- **Task requirements**
Narrow the data below down to the lines containing "this".

Begin Records supplied

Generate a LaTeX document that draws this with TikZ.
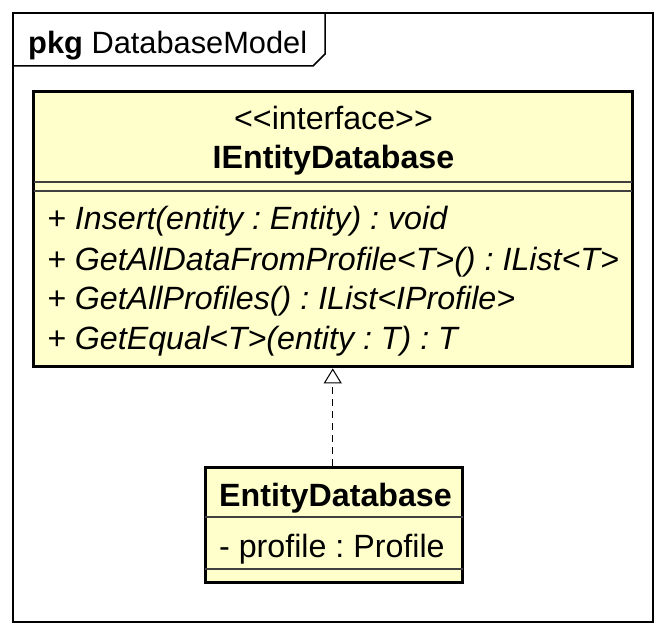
\documentclass[tikz,border=0pt]{standalone}
\usepackage{fontspec}
\setmainfont{Liberation Sans}
\usetikzlibrary{arrows.meta}

\definecolor{umlfill}{RGB}{255,255,204}

\tikzset{
  classbox/.style={draw=black, line width=3pt, fill=umlfill, inner sep=0pt},
  sepline/.style={draw=black!75, line width=1.5pt},
  umltext/.style={inner sep=0pt, font=\fontsize{32.2}{38}\selectfont},
  realize/.style={dash pattern=on 7pt off 5pt, line width=1pt,
    -{Triangle[open, width=18pt, length=15pt]}},
}

\begin{document}
\frenchspacing
\begin{tikzpicture}[x=1pt, y=-1pt]
\useasboundingbox (0,0) rectangle (666,636);

%% package frame
\draw[line width=1.5pt] (13,13) rectangle (653,622);
\draw[line width=1.5pt] (13,66) -- (313,66) -- (325,54) -- (325,13);
\node[umltext, font=\fontsize{30.8}{36}\selectfont, anchor=base west] (pkg) at (28,54) {\textbf{pkg} DatabaseModel};

%% interface IEntityDatabase
\node[classbox, minimum width=598.5pt, minimum height=275pt] (iface) at (332.75,229.4) {};
\node[umltext, anchor=base] (stereo) at (333.5,130) {<{}<interface>{}>};
\node[umltext, anchor=base] (ifacename) at (333.5,169) {\textbf{IEntityDatabase}};
\draw[sepline] (33.5,182) -- (632,182);
\draw[sepline] (33.5,191) -- (632,191);

%% operations
\node[umltext, anchor=base west] (opinsert) at (47,230) {\textit{+ Insert(entity : Entity) : void}};
\node[umltext, anchor=base west] (opdata) at (47,270) {\textit{+ GetAllDataFromProfile<T>() : IList<T>}};
\node[umltext, anchor=base west] (opprofiles) at (47,309) {\textit{+ GetAllProfiles() : IList<IProfile>}};
\node[umltext, anchor=base west] (opequal) at (47,349) {\textit{+ GetEqual<T>(entity : T) : T}};

%% class EntityDatabase
\node[classbox, minimum width=257.7pt, minimum height=115.5pt] (impl) at (333.9,524.8) {};
\node[umltext, anchor=base] (implname) at (335.5,506) {\textbf{EntityDatabase}};
\draw[sepline] (205,517) -- (462.7,517);
\node[umltext, anchor=base west] (attrprofile) at (219,557) {- profile : Profile};
\draw[sepline] (205,569) -- (462.7,569);

%% realization
\draw[realize] (impl.north -| iface.south) -- (iface.south);
\end{tikzpicture}
\end{document}
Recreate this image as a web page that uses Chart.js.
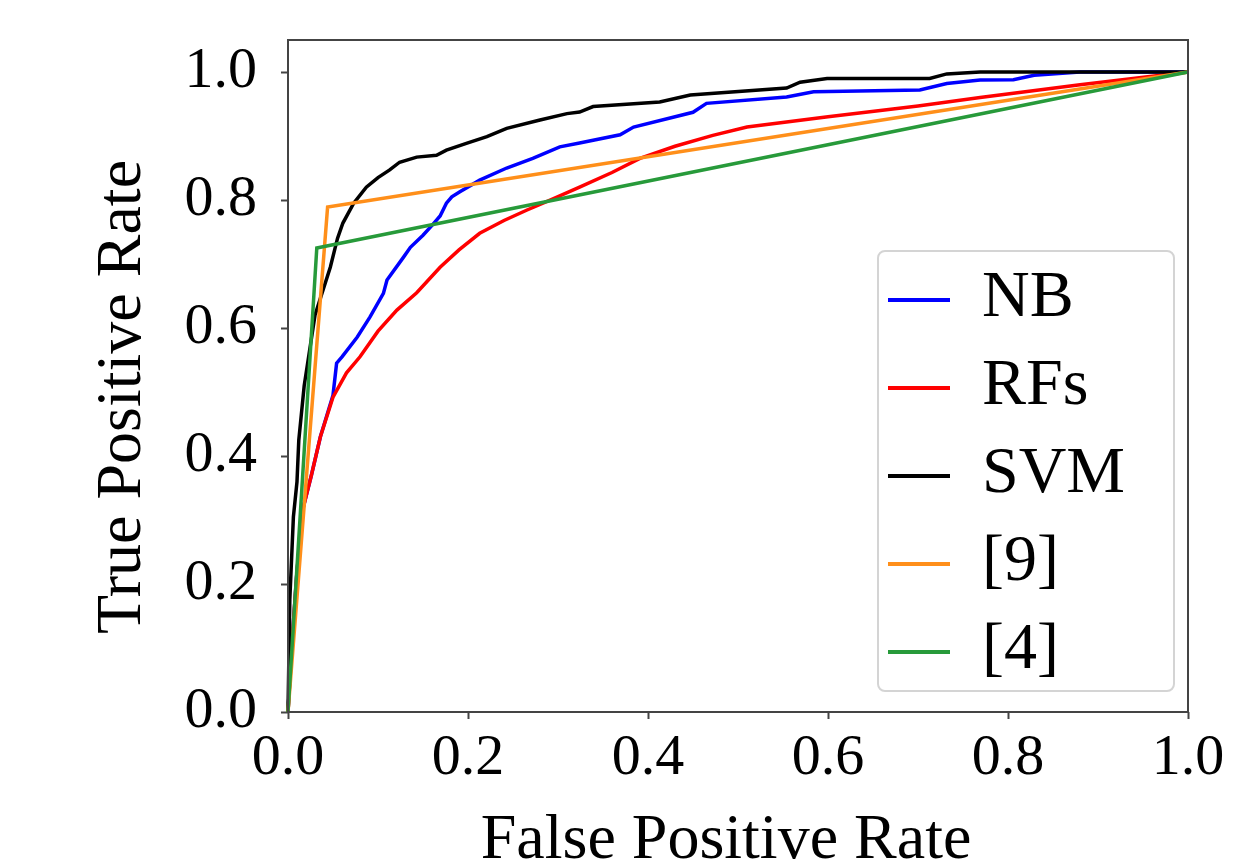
<!DOCTYPE html>
<html>
<head>
<meta charset="utf-8">
<script src="https://cdn.jsdelivr.net/npm/chart.js@4/dist/chart.umd.min.js"></script>
<style>
    body { margin: 0; background: #fff; }
    #wrap { position: relative; width: 1234px; height: 864px; }
    #legend {
        position: absolute; left: 877px; top: 250px; width: 298px; height: 442px;
        box-sizing: border-box; border: 2px solid #d4d4d4; border-radius: 8px;
        background: rgba(255, 255, 255, 0.8); padding-top: 3px;
        font-family: 'Liberation Serif', serif; font-size: 66px; color: #000;
    }
    #legend .item { position: relative; height: 88px; line-height: 88px; }
    #legend .swatch { position: absolute; left: 9px; top: 43px; width: 62px; height: 4px; }
    #legend .label { position: absolute; left: 103px; top: -5px; white-space: nowrap; }
</style>
</head>
<body>
<div id="wrap">
    <canvas id="myChart" width="1234" height="864"></canvas>
    <div id="legend"></div>
</div>
<script>
// ROC curves (false positive rate / true positive rate)
const nbFpr = [0, 0.004, 0.01, 0.017, 0.026, 0.036, 0.05, 0.054, 0.06, 0.077, 0.091, 0.106, 0.11, 0.128, 0.136, 0.15, 0.161, 0.169, 0.176, 0.182, 0.191, 0.213, 0.243, 0.272, 0.302, 0.324, 0.369, 0.384, 0.45, 0.465, 0.554, 0.584, 0.702, 0.732, 0.769, 0.806, 0.829, 0.88, 1.0];
const nbTpr = [0, 0.1, 0.22, 0.32, 0.37, 0.43, 0.495, 0.545, 0.555, 0.586, 0.617, 0.654, 0.675, 0.71, 0.726, 0.745, 0.762, 0.775, 0.795, 0.805, 0.813, 0.831, 0.85, 0.865, 0.883, 0.889, 0.902, 0.914, 0.937, 0.951, 0.961, 0.969, 0.972, 0.982, 0.9875, 0.988, 0.995, 1.0, 1.0];

const rfFpr = [0, 0.004, 0.01, 0.017, 0.026, 0.036, 0.05, 0.065, 0.08, 0.1, 0.121, 0.143, 0.169, 0.19, 0.213, 0.24, 0.265, 0.295, 0.324, 0.36, 0.391, 0.43, 0.472, 0.51, 0.6, 0.7, 0.769, 0.88, 1.0];
const rfTpr = [0, 0.1, 0.22, 0.32, 0.37, 0.43, 0.492, 0.53, 0.555, 0.595, 0.628, 0.655, 0.695, 0.722, 0.748, 0.768, 0.784, 0.802, 0.82, 0.843, 0.865, 0.884, 0.901, 0.914, 0.93, 0.947, 0.96, 0.98, 1.0];

const svmFpr = [0, 0.002, 0.006, 0.01, 0.012, 0.018, 0.03, 0.047, 0.055, 0.061, 0.073, 0.087, 0.1, 0.113, 0.124, 0.143, 0.165, 0.176, 0.199, 0.221, 0.243, 0.28, 0.31, 0.324, 0.339, 0.413, 0.447, 0.554, 0.569, 0.599, 0.713, 0.732, 0.769, 1.0];
const svmTpr = [0, 0.175, 0.305, 0.36, 0.425, 0.51, 0.62, 0.695, 0.74, 0.764, 0.795, 0.82, 0.835, 0.847, 0.859, 0.867, 0.87, 0.878, 0.889, 0.899, 0.912, 0.925, 0.935, 0.9375, 0.946, 0.953, 0.964, 0.975, 0.984, 0.99, 0.99, 0.997, 1.0, 1.0];

const ref9Fpr = [0, 0.044, 1.0];
const ref9Tpr = [0, 0.789, 1.0];

const ref4Fpr = [0, 0.032, 1.0];
const ref4Tpr = [0, 0.725, 1.0];

const labels = ['NB', 'RFs', 'SVM', '[9]', '[4]'];
const colors = ['#0000ff', '#ff0000', '#000000', '#ff8f1a', '#279a3a'];
const xTicks = [0, 0.2, 0.4, 0.6, 0.8, 1.0];
const yTicks = [0, 0.2, 0.4, 0.6, 0.8, 1.0];
const xTitle = 'False Positive Rate';
const yTitle = 'True Positive Rate';

function toPoints(xs, ys) {
    return xs.map((x, i) => ({ x: x, y: ys[i] }));
}

const series = [
    toPoints(nbFpr, nbTpr),
    toPoints(rfFpr, rfTpr),
    toPoints(svmFpr, svmTpr),
    toPoints(ref9Fpr, ref9Tpr),
    toPoints(ref4Fpr, ref4Tpr)
];

const serif = 'Liberation Serif';

// matplotlib-like frame around the plot area
const framePlugin = {
    id: 'frame',
    afterDatasetsDraw(chart) {
        const a = chart.chartArea;
        const ctx = chart.ctx;
        ctx.save();
        ctx.strokeStyle = '#444';
        ctx.lineWidth = 2;
        ctx.strokeRect(a.left, a.top, a.right - a.left, a.bottom - a.top);
        ctx.restore();
    }
};

// axis titles, placed like the original figure
const titlesPlugin = {
    id: 'axisTitles',
    afterDraw(chart) {
        const a = chart.chartArea;
        const ctx = chart.ctx;
        ctx.save();
        ctx.fillStyle = '#000';
        ctx.font = '64px "' + serif + '"';
        ctx.textAlign = 'center';
        ctx.textBaseline = 'alphabetic';
        ctx.fillText(xTitle, (a.left + a.right) / 2 - 12, a.bottom + 146);
        ctx.translate(a.left - 148, (a.top + a.bottom) / 2 + 21);
        ctx.rotate(-Math.PI / 2);
        ctx.fillText(yTitle, 0, 0);
        ctx.restore();
    }
};

const htmlLegend = {
    id: 'htmlLegend',
    afterUpdate(chart) {
        const box = document.getElementById('legend');
        box.innerHTML = '';
        chart.data.datasets.forEach(ds => {
            box.innerHTML += `
                <div class="item">
                    <span class="swatch" style="background:${ds.borderColor}"></span>
                    <span class="label">${ds.label}</span>
                </div>`;
        });
    }
};

var ctx = document.getElementById('myChart').getContext('2d');
new Chart(ctx, {
    type: 'scatter',
    data: {
        datasets: series.map((pts, i) => ({
            label: labels[i],
            data: pts,
            showLine: true,
            borderColor: colors[i],
            backgroundColor: colors[i],
            borderWidth: 3.5,
            pointRadius: 0,
            tension: 0,
            clip: 3,
            order: labels.length - i
        }))
    },
    options: {
        responsive: false,
        animation: false,
        layout: { padding: { top: 40, right: 46, left: 0, bottom: 0 } },
        plugins: {
            legend: { display: false },
            tooltip: { enabled: false }
        },
        scales: {
            x: {
                type: 'linear',
                min: 0,
                max: 1,
                afterBuildTicks: s => { s.ticks = xTicks.map(v => ({ value: v })); },
                afterFit: s => { s.height = 152; s.paddingLeft = 0; s.paddingRight = 0; },
                grid: { drawOnChartArea: false, drawTicks: true, tickLength: 7, tickWidth: 2, tickColor: '#444' },
                border: { display: false },
                ticks: {
                    padding: 5,
                    color: '#000',
                    font: { family: serif, size: 58 },
                    callback: v => v.toFixed(1)
                }
            },
            y: {
                type: 'linear',
                min: 0,
                max: 1.05,
                afterBuildTicks: s => { s.ticks = yTicks.map(v => ({ value: v })); },
                afterFit: s => { s.width = 288; s.paddingTop = 0; s.paddingBottom = 0; },
                grid: { drawOnChartArea: false, drawTicks: true, tickLength: 7, tickWidth: 2, tickColor: '#444' },
                border: { display: false },
                ticks: {
                    padding: 24,
                    color: '#000',
                    font: { family: serif, size: 58 },
                    callback: v => v.toFixed(1)
                }
            }
        }
    },
    plugins: [framePlugin, titlesPlugin, htmlLegend]
});
</script>
</body>
</html>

End Records supplied

- **Solution to the problem**
Generate a LaTeX document that draws this with TikZ.
Recreate this image as a web page that uses Chart.js.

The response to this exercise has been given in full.